Desilusão aos 14 anos
Fábio, 33 anos, tinha 14 quando lhe foi diagnosticado um tumor na cabeça do fémur. A quimioterapia a que seria submetido iria colocar em risco o sonho de ser pai. No meio do choque, os conselhos de um padrinho ginecologista salvaram-lhe a paternidade futura. Antes de iniciar os tratamentos, Fábio recolheu seis palhetas de espermograma, que foram congeladas e guardadas na Maternidade Alfredo da Costa. Todos os anos, até fazer 18, a mãe assinava um termo de responsabilidade para que se mantivesse os espermatozóides congelados. Quando Fábio atingiu a idade adulta, passou a ser ele o responsável pelo espermograma. O caminho deste jovem cruza-se com o de Bárbara, de 36 anos. A partir daí, o sonho de serem pais tornou-se comum. Bárbara já sabia desde o início que, um dia, quando quisesse ser mãe podia ser difícil, “mas nunca pensámos muito nisso, sempre pensámos que conseguíamos de forma natural.”
Começaram a tentar durante a lua-de-mel, mas sem resultados. Decidiram então marcar uma consulta de ginecologia com a Cátia Afonso. “Fizemos os exames em Junho. No meu caso, estava tudo bem, agora o Fábio não tinha qualquer valor de espermograma”, diz Bárbara. A única forma de tornar o desejo realidade era recorrer aos “bichinhos” congelados. Contactaram a Maternidade Alfredo da Costa, mas foi-lhes dito que, pelo nome, não encontravam nada e que já tinham começado a descongelar material. Ligaram uma segunda vez e lá estavam os herdeiros deste casal.
Os tratamentos iniciaram-se a 13 de Outubro de 2013, mas Barbara não correspondia ao medicamento. As doses que lhe eram administradas provocavam-lhe quistos. Tiveram de interromper este tratamento, e iniciar outro em Março de 2014. Na segunda tentativa, o mesmo problema. “Nessa altura, pensámos ir para o privado, mas o padrinho do Fábio disse que havia uma maior probabilidade de conseguir engravidar no público, que só era preciso mudar o protocolo”, conta Bárbara. Lá diz o povo que não há um sem dois, nem dois sem três, e que à terceira é de vez. Assim foi. Bárbara iniciou novo tratamento em Setembro do mesmo ano e conseguiu engravidar através do método da microinjecção.
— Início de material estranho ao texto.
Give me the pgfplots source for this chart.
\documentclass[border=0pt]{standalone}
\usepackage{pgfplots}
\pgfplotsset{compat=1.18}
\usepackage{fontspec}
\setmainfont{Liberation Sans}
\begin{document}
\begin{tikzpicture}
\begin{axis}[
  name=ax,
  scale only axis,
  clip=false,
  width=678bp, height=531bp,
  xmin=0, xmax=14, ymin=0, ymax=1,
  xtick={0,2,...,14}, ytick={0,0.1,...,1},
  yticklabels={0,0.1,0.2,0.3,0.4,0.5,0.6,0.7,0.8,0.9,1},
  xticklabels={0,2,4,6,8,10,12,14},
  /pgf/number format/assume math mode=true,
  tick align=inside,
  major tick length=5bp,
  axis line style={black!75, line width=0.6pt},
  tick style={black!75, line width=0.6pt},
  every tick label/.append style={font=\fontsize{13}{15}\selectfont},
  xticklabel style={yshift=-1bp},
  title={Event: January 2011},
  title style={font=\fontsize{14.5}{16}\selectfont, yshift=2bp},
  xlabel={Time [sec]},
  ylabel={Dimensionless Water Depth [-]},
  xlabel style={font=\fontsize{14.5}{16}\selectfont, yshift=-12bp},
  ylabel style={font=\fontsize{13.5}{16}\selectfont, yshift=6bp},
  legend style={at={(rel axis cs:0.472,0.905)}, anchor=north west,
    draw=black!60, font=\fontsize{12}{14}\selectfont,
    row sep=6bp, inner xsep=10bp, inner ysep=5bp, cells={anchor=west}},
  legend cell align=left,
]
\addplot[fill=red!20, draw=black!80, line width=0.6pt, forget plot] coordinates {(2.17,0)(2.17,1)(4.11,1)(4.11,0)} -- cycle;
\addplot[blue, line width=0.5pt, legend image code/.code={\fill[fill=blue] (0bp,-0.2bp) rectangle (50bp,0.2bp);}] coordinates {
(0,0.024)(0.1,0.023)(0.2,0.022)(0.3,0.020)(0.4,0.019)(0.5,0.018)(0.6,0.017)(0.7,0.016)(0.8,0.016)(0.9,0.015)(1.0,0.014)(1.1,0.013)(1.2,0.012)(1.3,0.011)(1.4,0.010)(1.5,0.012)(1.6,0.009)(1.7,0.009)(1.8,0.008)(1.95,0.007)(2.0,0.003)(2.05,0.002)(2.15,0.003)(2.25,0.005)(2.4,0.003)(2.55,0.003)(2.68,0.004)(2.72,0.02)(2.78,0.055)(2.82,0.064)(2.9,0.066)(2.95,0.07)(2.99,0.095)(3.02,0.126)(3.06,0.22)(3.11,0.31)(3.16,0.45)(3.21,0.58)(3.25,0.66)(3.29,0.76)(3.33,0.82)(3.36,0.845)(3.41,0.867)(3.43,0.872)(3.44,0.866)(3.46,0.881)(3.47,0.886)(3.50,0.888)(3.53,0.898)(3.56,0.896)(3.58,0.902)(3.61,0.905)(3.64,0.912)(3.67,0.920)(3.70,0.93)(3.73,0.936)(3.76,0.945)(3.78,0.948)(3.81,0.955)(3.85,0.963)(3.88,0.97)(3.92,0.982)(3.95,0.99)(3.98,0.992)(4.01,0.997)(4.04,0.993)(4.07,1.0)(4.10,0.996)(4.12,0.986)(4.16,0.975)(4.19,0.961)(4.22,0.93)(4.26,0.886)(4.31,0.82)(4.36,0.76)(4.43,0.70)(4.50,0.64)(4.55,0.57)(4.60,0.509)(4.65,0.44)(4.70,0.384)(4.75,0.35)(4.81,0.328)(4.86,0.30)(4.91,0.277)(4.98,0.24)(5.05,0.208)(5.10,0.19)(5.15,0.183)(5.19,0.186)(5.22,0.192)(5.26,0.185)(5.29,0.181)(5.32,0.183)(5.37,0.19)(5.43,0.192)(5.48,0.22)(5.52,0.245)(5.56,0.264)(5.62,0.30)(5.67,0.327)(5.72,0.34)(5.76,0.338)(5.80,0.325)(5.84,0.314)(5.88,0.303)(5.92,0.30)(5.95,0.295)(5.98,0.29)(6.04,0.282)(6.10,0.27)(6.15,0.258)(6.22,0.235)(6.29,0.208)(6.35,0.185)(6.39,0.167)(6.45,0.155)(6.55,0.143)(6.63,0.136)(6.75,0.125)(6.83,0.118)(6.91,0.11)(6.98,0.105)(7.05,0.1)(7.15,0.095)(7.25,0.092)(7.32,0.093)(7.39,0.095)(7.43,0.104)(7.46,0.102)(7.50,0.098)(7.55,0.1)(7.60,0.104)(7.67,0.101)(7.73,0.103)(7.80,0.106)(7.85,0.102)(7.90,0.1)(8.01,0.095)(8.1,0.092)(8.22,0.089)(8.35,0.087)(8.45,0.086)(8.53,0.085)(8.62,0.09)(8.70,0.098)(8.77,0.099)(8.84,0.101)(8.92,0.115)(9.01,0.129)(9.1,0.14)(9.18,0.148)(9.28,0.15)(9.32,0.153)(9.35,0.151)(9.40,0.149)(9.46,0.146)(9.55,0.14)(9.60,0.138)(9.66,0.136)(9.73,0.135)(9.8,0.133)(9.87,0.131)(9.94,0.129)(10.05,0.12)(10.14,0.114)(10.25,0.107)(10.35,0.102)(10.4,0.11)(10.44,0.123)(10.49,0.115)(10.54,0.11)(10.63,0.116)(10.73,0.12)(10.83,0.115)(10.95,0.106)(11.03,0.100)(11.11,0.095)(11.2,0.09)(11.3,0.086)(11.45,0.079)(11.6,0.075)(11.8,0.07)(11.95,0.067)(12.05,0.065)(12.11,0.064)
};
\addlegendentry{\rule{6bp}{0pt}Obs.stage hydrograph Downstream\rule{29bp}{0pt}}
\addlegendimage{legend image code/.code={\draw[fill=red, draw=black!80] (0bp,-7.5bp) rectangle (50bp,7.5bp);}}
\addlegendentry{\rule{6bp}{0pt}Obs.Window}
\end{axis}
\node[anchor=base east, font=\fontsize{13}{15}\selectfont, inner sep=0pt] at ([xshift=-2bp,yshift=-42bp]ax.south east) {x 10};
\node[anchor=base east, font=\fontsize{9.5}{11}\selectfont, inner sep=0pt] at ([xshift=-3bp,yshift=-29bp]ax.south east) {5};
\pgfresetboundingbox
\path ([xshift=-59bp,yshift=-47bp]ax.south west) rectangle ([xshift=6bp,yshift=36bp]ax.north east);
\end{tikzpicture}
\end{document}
Nos primeiros quatro meses enjoou muito. “O cheiro dele (Fábio) irritava-me. O Fábio tinha que pôr o perfume no carro, não conseguia mesmo.” Teve duas perdas de sangue mas, de resto, foi uma gravidez muito tranquila. Aos sete meses e duas semanas, Bárbara começou a perder liquido, foi de imediato para o hospital. “Diziam que o menino tinha de estar dentro da barriga pelo menos até às 34 semanas mas, na minha cabeça, ele estava em sofrimento.”
O Lourenço nasceu no dia 4 de Maio de 2014. Como era muito pequeno, teve de ir para a incubadora durante uma semana até completar as 35. “Quando ele nasceu, foi um respirar de alívio. Passar por aquilo tudo e agora tê-lo aqui, é algo que não se explica. Para mim, o pior dia foi quando tive alta. Tive de vir para casa e o Lourenço ficou lá mais uns dias. Vir embora sem a barriga e sem ele, foi um vazio enorme.”
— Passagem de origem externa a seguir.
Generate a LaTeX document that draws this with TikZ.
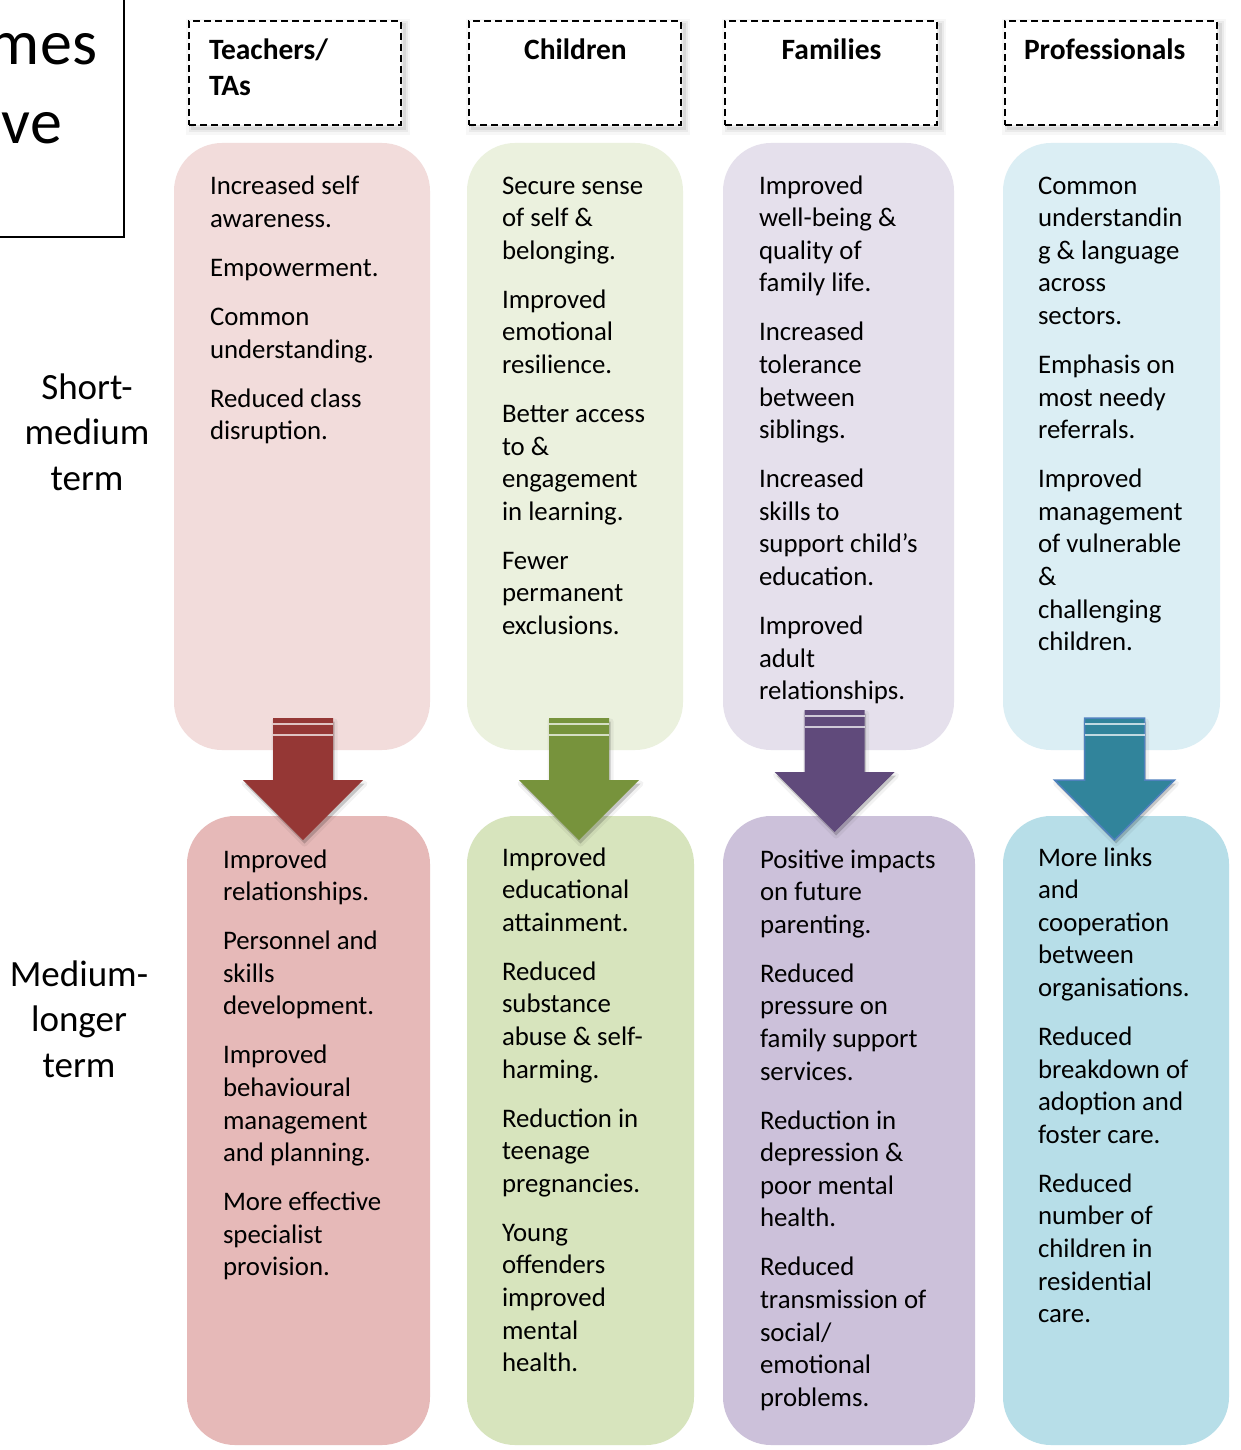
\documentclass[tikz,border=0pt]{standalone}
\usepackage{fontspec}
\setmainfont{Carlito}

% column colours
\definecolor{pinkU}{HTML}{F2DCDB}
\definecolor{pinkL}{HTML}{E6B9B8}
\definecolor{greenU}{HTML}{EBF1DE}
\definecolor{greenL}{HTML}{D7E4BD}
\definecolor{violetU}{HTML}{E5E0EC}
\definecolor{violetL}{HTML}{CCC1DA}
\definecolor{aquaU}{HTML}{DBEEF4}
\definecolor{aquaL}{HTML}{B7DEE8}
\definecolor{redA}{HTML}{953735}
\definecolor{greenA}{HTML}{77933C}
\definecolor{violetA}{HTML}{604A7B}
\definecolor{aquaA}{HTML}{31849B}
\definecolor{aquaEdge}{HTML}{4F81BD}

\newcommand\pgap{\\[16.4pt]}
\newcommand\cellfont{\fontsize{26.8}{32.6}\selectfont}
\newcommand\cells[1]{\parbox[t]{320pt}{\raggedright #1}}

\tikzset{
  every node/.style={inner sep=0pt, outer sep=0pt},
  cell/.style={rounded corners=48pt, anchor=north west},
  celltext/.style={anchor=base west, font=\cellfont},
  headbox/.style={anchor=north west, fill=white, draw=black,
    dash pattern=on 7pt off 4pt, line width=2.3pt,
    minimum width=212pt, minimum height=104pt,
    preaction={draw=black, solid, line width=12pt, opacity=.03,
      transform canvas={shift={(3pt,-4pt)}}},
    preaction={draw=black, solid, line width=7pt, opacity=.05,
      transform canvas={shift={(3pt,-4pt)}}},
    preaction={draw=black, solid, line width=3pt, opacity=.07,
      transform canvas={shift={(3pt,-4pt)}}}},
  headtext/.style={font=\fontsize{29.5}{36}\selectfont\bfseries},
  sidetext/.style={anchor=base, font=\fontsize{37}{45.5}\selectfont},
  arrowbody/.style={
    preaction={draw=black, solid, line width=6pt, opacity=.05, line join=round,
      transform canvas={shift={(1.5pt,-3.5pt)}}},
    preaction={fill=black, opacity=.18,
      transform canvas={shift={(1.5pt,-3.5pt)}}}},
  downblock/.pic={
    \path[pic actions, arrowbody] (-30,0) -- (30,0) -- (30,62) -- (60,62)
      -- (0,122) -- (-60,62) -- (-30,62) -- cycle;
    \draw[white, opacity=.7, line width=1.3pt]
      (-30,6) -- (30,6) (-30,17) -- (30,17);
  }
}

\begin{document}
\begin{tikzpicture}[x=1pt, y=-1pt]
\useasboundingbox (0,0) rectangle (1240,1450);
\clip (0,0) rectangle (1240,1450);
\fill[white] (0,0) rectangle (1240,1450);

% title box, cut by the page edge
\draw[line width=1.6pt] (-20,-20) rectangle (124,237);
\node[anchor=base east, font=\fontsize{64}{70}\selectfont] (t1) at (97,65) {mes};
\node[anchor=base east, font=\fontsize{64}{70}\selectfont] (t2) at (62,144) {ve};

% row labels
\node[sidetext] (s1) at (87,399) {\parbox[t]{200pt}{\centering Short-\\medium\\term}};
\node[sidetext] (s2) at (79,986) {\parbox[t]{200pt}{\centering Medium-\\longer\\term}};

% column headers
\node[headbox] (h1) at (189,21) {};
\node[headbox] (h2) at (469,21) {};
\node[headbox] (h3) at (725,21) {};
\node[headbox] (h4) at (1005,21) {};
\node[headtext, anchor=base west] (ht1) at (209,60) {\parbox[t]{150pt}{\raggedright Teachers/\\TAs}};
\node[headtext, anchor=base] (ht2) at (575.5,60) {Children};
\node[headtext, anchor=base] (ht3) at (831.5,60) {Families};
\node[headtext, anchor=base west] (ht4) at (1024,60) {Professionals};

% short-medium term cells
\node[cell, fill=pinkU,   minimum width=256pt, minimum height=607pt] (u1) at (174,143) {};
\node[cell, fill=greenU,  minimum width=216pt, minimum height=607pt] (u2) at (467,143) {};
\node[cell, fill=violetU, minimum width=231pt, minimum height=607pt] (u3) at (723,143) {};
\node[cell, fill=aquaU,   minimum width=217pt, minimum height=607pt] (u4) at (1003,143) {};

% medium-longer term cells
\node[cell, fill=pinkL,   minimum width=243pt, minimum height=629pt] (l1) at (187,816) {};
\node[cell, fill=greenL,  minimum width=227pt, minimum height=629pt] (l2) at (467,816) {};
\node[cell, fill=violetL, minimum width=252pt, minimum height=629pt] (l3) at (723,816) {};
\node[cell, fill=aquaL,   minimum width=226pt, minimum height=629pt] (l4) at (1003,816) {};

% cell texts
\node[celltext] (tu1) at (210,195) {\cells{Increased self\\awareness.\pgap
Empowerment.\pgap Common\\understanding.\pgap Reduced class\\disruption.}};
\node[celltext] (tu2) at (502,194) {\cells{Secure sense\\of self \&\\belonging.\pgap
Improved\\emotional\\resilience.\pgap Better access\\to \&\\engagement\\in learning.\pgap
Fewer\\permanent\\exclusions.}};
\node[celltext] (tu3) at (759,194) {\cells{Improved\\well-being \&\\quality of\\family life.\pgap
Increased\\tolerance\\between\\siblings.\pgap Increased\\skills to\\support child’s\\education.\pgap
Improved\\adult\\relationships.}};
\node[celltext] (tu4) at (1038,194) {\cells{Common\\understandin\\g \& language\\across\\sectors.\pgap
Emphasis on\\most needy\\referrals.\pgap Improved\\management\\of vulnerable\\\&\\challenging\\children.}};

\node[celltext] (tl1) at (223,868) {\cells{Improved\\relationships.\pgap
Personnel and\\skills\\development.\pgap Improved\\behavioural\\management\\and planning.\pgap
More effective\\specialist\\provision.}};
\node[celltext] (tl2) at (502,866) {\cells{Improved\\educational\\attainment.\pgap
Reduced\\substance\\abuse \& self-\\harming.\pgap Reduction in\\teenage\\pregnancies.\pgap
Young\\offenders\\improved\\mental\\health.}};
\node[celltext] (tl3) at (760,868) {\cells{Positive impacts\\on future\\parenting.\pgap
Reduced\\pressure on\\family support\\services.\pgap Reduction in\\depression \&\\poor mental\\health.\pgap
Reduced\\transmission of\\social/\\emotional\\problems.}};
\node[celltext] (tl4) at (1038,866) {\cells{More links\\and\\cooperation\\between\\organisations.\pgap
Reduced\\breakdown of\\adoption and\\foster care.\pgap Reduced\\number of\\children in\\residential\\care.}};

% block arrows from each short-medium cell to its medium-longer cell
\pic[fill=redA] (a1) at (303,718) {downblock};
\pic[fill=greenA] (a2) at (579,718) {downblock};
\pic[fill=violetA] (a3) at (834.5,710) {downblock};
\pic[fill=aquaA, draw=aquaEdge, line width=1.5pt] (a4) at (1114.5,718) {downblock};
\end{tikzpicture}
\end{document}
“Cheguei a dizer muitas vezes à Barbara que ela não era obrigada a passar por isto tudo, o problema era meu e custava-me muito vê-la sofrer com as dores. Mas ainda bem que conseguimos! Ele é a nossa alegria, é mesmo real.” Fábio está feliz.
Trabalho realizado no âmbito da unidade curricular “Técnicas Redactoriais”, no ano letivo 2014-2015, na Universidade Autónoma de Lisboa.